133. А. Н. МАЙКОВУ{1049} 26 октября (7 ноября) 1868. Милан

Милан, 7 октября[90] / 26 ноября[91] 68.


Дорогой друг Аполлон Николаевич,


Давно уже, недели три назад, получил я Ваше письмо и не отвечал сейчас, потому что занят и душою и телом работой; и хоть и можно было найти час-другой, чтоб ответить, но мне так тяжело бывает в рабочее время, что, ей-богу, сил нет писать,{1050} тем более когда от души хотел бы поговорить. А тут стал ждать Ваше второе письмо, которое получил наконец вчера и за которое очень Вас благодарю, бесценный друг. Но прежде всего — никакого никогда я не имел на Вас неудовольствия и говорю это честно и совестливо, но, напротив, думал, что Вы на меня рассердились за что-нибудь.

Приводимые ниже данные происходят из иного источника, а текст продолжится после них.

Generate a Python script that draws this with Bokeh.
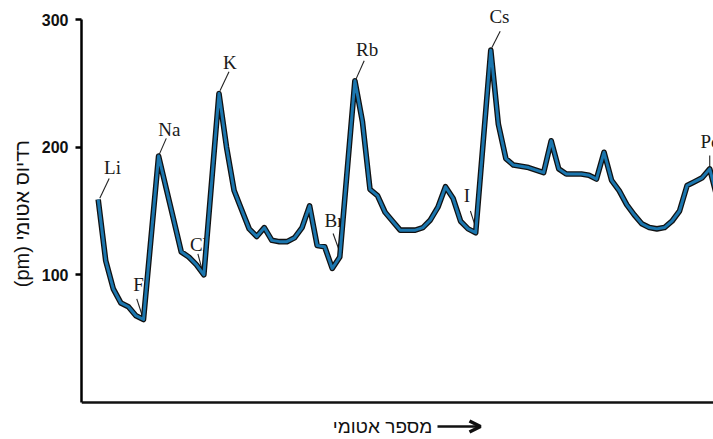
from bokeh.plotting import figure
from bokeh.models import ColumnDataSource, LabelSet, Label, FixedTicker, Arrow, OpenHead, Span
from bokeh.embed import file_html
from bokeh.resources import INLINE

# ---- data (noble gases are not plotted) ----
atomic_number = [3, 4, 5, 6, 7, 8, 9,
                 11, 12, 13, 14, 15, 16, 17,
                 19, 20, 21, 22, 23, 24, 25, 26, 27, 28, 29, 30, 31, 32, 33, 34, 35,
                 37, 38, 39, 40, 41, 42, 43, 44, 45, 46, 47, 48, 49, 50, 51, 52, 53,
                 55, 56, 57, 58, 59, 60, 61, 62, 63, 64, 65, 66, 67, 68, 69, 70, 71,
                 72, 73, 74, 75, 76, 77, 78, 79, 80, 81, 82, 83, 84, 85]
atomic_radius_pm = [159, 111, 89, 78, 75, 68, 65,
                    193, 168, 143, 118, 114, 108, 100,
                    242, 200, 166, 151, 136, 130, 137, 127, 126, 126, 129, 137, 154, 123, 122, 105, 114,
                    252, 220, 167, 162, 149, 142, 135, 135, 135, 137, 143, 153, 169, 160, 142, 136, 133,
                    276, 218, 191, 186, 185, 184, 182, 180, 205, 183, 179, 179, 179, 178, 175, 196, 174,
                    166, 155, 147, 140, 137, 136, 137, 142, 150, 170, 173, 176, 183, 160]

label_symbols = ["Li", "Na", "K", "Rb", "Cs", "F", "Cl", "Br", "I", "Po"]
label_numbers = [3, 11, 19, 37, 55, 9, 17, 35, 53, 84]

y_ticks = [100, 200, 300]
y_axis_title = "\u00a0\u00a0\u00a0(pm) רדיוס אטומי"
x_axis_title = "מספר אטומי"

# ---- layout / style ----
PX_X = 7.55            # px per atomic number
PX_Y = 383 / 300       # px per pm
X_START = 0.79
X_END = X_START + 632 / PX_X
Y_LO = -(439 - 402) / PX_Y     # frame extends below the 0 baseline to hold the title
Y_HI = 300 + (19 - 4) / PX_Y   # and a little above 300 for the Cs label

# text centre offsets and leader-line offsets (screen px, y downwards) per label
text_dx = [14.3, 10.7, 11.0, 12.3, 8.7, -5.0, -5.0, -5.7, -8.8, 0.7]
text_dy = [-32.3, -26.7, -30.7, -31.7, -33.7, -35.0, -30.8, -36.7, -37.2, -27.3]
lead_x0 = [11.0, 7.7, 10.0, 9.3, 9.4, -6.7, -6.0, -6.7, -5.3, 0.0]
lead_y0 = [-21.0, -17.7, -21.7, -20.0, -19.0, -20.7, -21.0, -23.4, -21.7, -13.3]
lead_x1 = [1.6, 0.7, 1.0, 1.0, 1.0, -1.3, -2.0, 0.0, -1.0, 0.0]
lead_y1 = [-1.3, -1.7, -2.7, -1.4, -2.4, -4.0, -6.0, -5.0, -8.4, -1.6]

radius_of = dict(zip(atomic_number, atomic_radius_pm))
lab_x = label_numbers
lab_y = [radius_of[z] for z in label_numbers]

def px_to_x(px):      # page x -> data x
    return X_START + (px - 81) / PX_X

def py_to_y(py):      # page y -> data y
    return (402 - py) / PX_Y

p = figure(width=713, height=439, output_backend="svg", toolbar_location=None,
           x_range=(X_START, X_END), y_range=(Y_LO, Y_HI),
           min_border_left=81, min_border_right=0, min_border_top=4, min_border_bottom=0)
p.outline_line_color = None
p.grid.visible = False
p.xaxis.visible = False
p.background_fill_color = "white"
p.border_fill_color = "white"

# x baseline at 0
p.add_layout(Span(location=0, dimension="width", line_color="#111111", line_width=2.5))

# leader lines
seg = ColumnDataSource(dict(
    x0=[x + dx / PX_X for x, dx in zip(lab_x, lead_x0)],
    y0=[y - dy / PX_Y for y, dy in zip(lab_y, lead_y0)],
    x1=[x + dx / PX_X for x, dx in zip(lab_x, lead_x1)],
    y1=[y - dy / PX_Y for y, dy in zip(lab_y, lead_y1)],
))
p.segment("x0", "y0", "x1", "y1", source=seg, line_color="#222222", line_width=1.1)

# element labels (drawn under the curve)
lsrc = ColumnDataSource(dict(x=lab_x, y=lab_y, t=label_symbols,
                             dx=text_dx, dy=[-d for d in text_dy]))
labels = LabelSet(x="x", y="y", text="t", x_offset="dx", y_offset="dy", source=lsrc,
                  text_font="Liberation Serif", text_font_size="19px",
                  text_color="#1a1a1a", text_align="center", text_baseline="middle",
                  level="underlay")
p.add_layout(labels)

# curve: black outline + blue core
p.line(atomic_number, atomic_radius_pm, line_color="#111111", line_width=5.6, line_join="round")
p.line(atomic_number, atomic_radius_pm, line_color="#1b76ae", line_width=3.0, line_join="round")

# y axis limited to 0..300
ya = p.yaxis[0]
ya.bounds = (0, 300)
ya.ticker = FixedTicker(ticks=y_ticks)
ya.minor_tick_line_color = None
ya.major_tick_in = 0
ya.major_tick_out = 6
ya.major_tick_line_width = 2.5
ya.axis_line_width = 2.5
ya.major_label_standoff = 7
ya.major_label_text_font = "Liberation Sans"
ya.major_label_text_font_style = "bold"
ya.major_label_text_font_size = "16px"
ya.major_label_text_color = "#111111"
ya.axis_label = y_axis_title
ya.axis_label_text_font = "Liberation Sans"
ya.axis_label_text_font_style = "normal"
ya.axis_label_text_font_size = "20px"
ya.axis_label_text_color = "#111111"
ya.axis_label_standoff = 6

# x-axis title with its arrow, below the baseline
p.add_layout(Label(x=px_to_x(382), y=py_to_y(426), text=x_axis_title,
                   text_font="Liberation Sans", text_font_size="19px", text_color="#111111",
                   text_align="center", text_baseline="middle"))
p.add_layout(Arrow(x_start=px_to_x(437), y_start=py_to_y(426),
                   x_end=px_to_x(480), y_end=py_to_y(426),
                   line_color="#111111", line_width=2.5,
                   end=OpenHead(size=11, line_width=3.5, line_color="#111111")))

open("out.html", "w").write(file_html(p, INLINE))
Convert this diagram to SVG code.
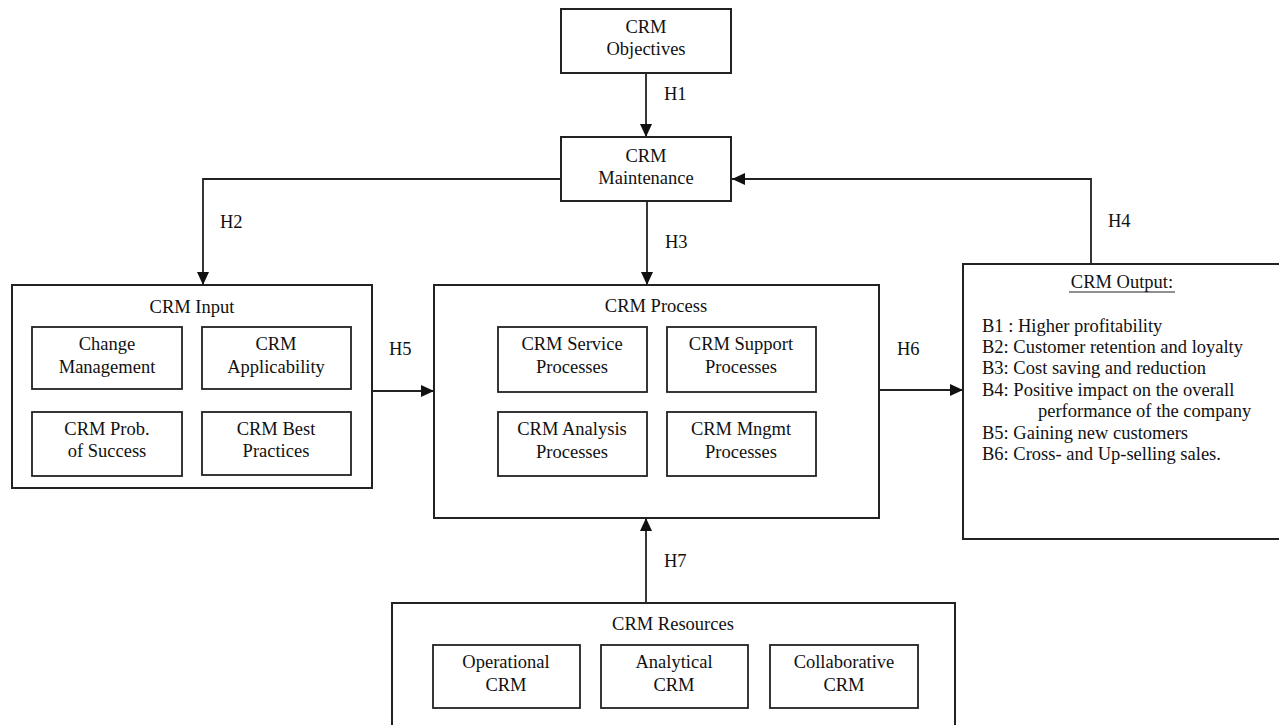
<svg xmlns="http://www.w3.org/2000/svg" width="1279" height="725" viewBox="0 0 1279 725">
<defs>
<marker id="arr" markerUnits="userSpaceOnUse" markerWidth="14" markerHeight="14" refX="13" refY="6" orient="auto">
<path d="M0,0 L13,6 L0,12 Z" fill="#111"/>
</marker>
<style>
.box{fill:#fff;stroke:#222;stroke-width:2}
.in{fill:#fff;stroke:#222;stroke-width:1.8}
.t{font-family:"Liberation Serif","Times New Roman",serif;font-size:18.5px;fill:#111}
.c{text-anchor:middle}
.ln{fill:none;stroke:#222;stroke-width:1.8}
</style>
</defs>
<rect width="1279" height="725" fill="#fff"/>

<g id="connectors">
<line class="ln" x1="646" y1="73" x2="646" y2="137" marker-end="url(#arr)"/>
<polyline class="ln" points="561,179 203,179 203,285" marker-end="url(#arr)"/>
<line class="ln" x1="647" y1="201" x2="647" y2="285" marker-end="url(#arr)"/>
<polyline class="ln" points="1091,264 1091,179 732,179" marker-end="url(#arr)"/>
<line class="ln" x1="372" y1="391" x2="434" y2="391" marker-end="url(#arr)"/>
<line class="ln" x1="879" y1="390" x2="963" y2="390" marker-end="url(#arr)"/>
<line class="ln" x1="646" y1="603" x2="646" y2="518" marker-end="url(#arr)"/>
<text class="t" x="664" y="100">H1</text>
<text class="t" x="220" y="228">H2</text>
<text class="t" x="665" y="248">H3</text>
<text class="t" x="1108" y="227">H4</text>
<text class="t" x="389" y="355">H5</text>
<text class="t" x="897" y="355">H6</text>
<text class="t" x="664" y="567">H7</text>
</g>

<g id="objectives">
<rect class="box" x="561" y="9" width="170" height="64"/>
<text class="t c" x="646" y="33">CRM</text>
<text class="t c" x="646" y="55">Objectives</text>
</g>

<g id="maintenance">
<rect class="box" x="561" y="137" width="170" height="64"/>
<text class="t c" x="646" y="162">CRM</text>
<text class="t c" x="646" y="184">Maintenance</text>
</g>

<g id="input">
<rect class="box" x="12" y="285" width="360" height="203"/>
<text class="t c" x="192" y="313">CRM Input</text>
<rect class="in" x="32" y="327" width="150" height="62"/>
<text class="t c" x="107" y="350">Change</text>
<text class="t c" x="107" y="373">Management</text>
<rect class="in" x="202" y="327" width="149" height="62"/>
<text class="t c" x="276" y="350">CRM</text>
<text class="t c" x="276" y="373">Applicability</text>
<rect class="in" x="32" y="412" width="150" height="64"/>
<text class="t c" x="107" y="435">CRM Prob.</text>
<text class="t c" x="107" y="457">of Success</text>
<rect class="in" x="202" y="412" width="149" height="63"/>
<text class="t c" x="276" y="435">CRM Best</text>
<text class="t c" x="276" y="457">Practices</text>
</g>

<g id="process">
<rect class="box" x="434" y="285" width="445" height="233"/>
<text class="t c" x="656" y="312">CRM Process</text>
<rect class="in" x="498" y="327" width="149" height="65"/>
<text class="t c" x="572" y="350">CRM Service</text>
<text class="t c" x="572" y="373">Processes</text>
<rect class="in" x="667" y="327" width="149" height="65"/>
<text class="t c" x="741" y="350">CRM Support</text>
<text class="t c" x="741" y="373">Processes</text>
<rect class="in" x="498" y="412" width="149" height="64"/>
<text class="t c" x="572" y="435">CRM Analysis</text>
<text class="t c" x="572" y="458">Processes</text>
<rect class="in" x="667" y="412" width="149" height="64"/>
<text class="t c" x="741" y="435">CRM Mngmt</text>
<text class="t c" x="741" y="458">Processes</text>
</g>

<g id="output">
<rect class="box" x="963" y="264" width="330" height="275"/>
<text class="t c" x="1122" y="288">CRM Output:</text>
<line x1="1069" y1="292" x2="1175" y2="292" stroke="#222" stroke-width="1.2"/>
<text class="t" x="982" y="332">B1 : Higher profitability</text>
<text class="t" x="982" y="353">B2: Customer retention and loyalty</text>
<text class="t" x="982" y="374">B3: Cost saving and reduction</text>
<text class="t" x="982" y="396">B4: Positive impact on the overall</text>
<text class="t" x="1038" y="417">performance of the company</text>
<text class="t" x="982" y="439">B5: Gaining  new customers</text>
<text class="t" x="982" y="460">B6: Cross- and Up-selling sales.</text>
</g>

<g id="resources">
<rect class="box" x="392" y="603" width="563" height="140"/>
<text class="t c" x="673" y="630">CRM Resources</text>
<rect class="in" x="433" y="645" width="147" height="63"/>
<text class="t c" x="506" y="668">Operational</text>
<text class="t c" x="506" y="691">CRM</text>
<rect class="in" x="601" y="645" width="147" height="63"/>
<text class="t c" x="674" y="668">Analytical</text>
<text class="t c" x="674" y="691">CRM</text>
<rect class="in" x="770" y="645" width="148" height="63"/>
<text class="t c" x="844" y="668">Collaborative</text>
<text class="t c" x="844" y="691">CRM</text>
</g>
</svg>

Во-первых, то, что Вы перестали писать, а для меня Ваше письмо здесь — событие в жизни; Россией веет, праздник, буквально говоря. Но как Вы-то могли подумать, что я из-за какой-нибудь идеи или фразы мог обидеться! Нет, у меня сердце другое. И вот что: познакомился я с Вами 22-х лет (в первый раз у Белинского, помните?).{1051} С тех пор много раз швыряла меня жизнь туда и сюда и изумляла иногда своими вариациями, а в конце концов теперь, в эту минуту — ведь один Вы, то есть один такой человек, в душу и сердце которого я верю и которого я люблю и с которым идеи наши и убеждения наши сошлись в одно. Можете ли Вы мне не быть дороги, почти как покойный брат был для меня?{1052} Письма Ваши меня обрадовали и ободрили, потому что нравственное состояние мое очень плохо. И во-первых, работа меня измучила и истощила. Вот уж год почти, как я пишу по 31/2 листа каждый месяц, — это тяжело. Кроме того, — нет русской жизни, нет впечатлений русских кругом, а для работы моей это было всегда необходимо. Наконец, если Вы хвалите мысль моего романа,{1053} то до сих пор исполнение его было не блестящее. Мучает меня очень, что напиши я роман вперед, в год, а потом месяца два-три переписки и поправки, и не то бы вышло, отвечаю. Теперь, как уж всё мне самому выяснилось, я это ясно вижу.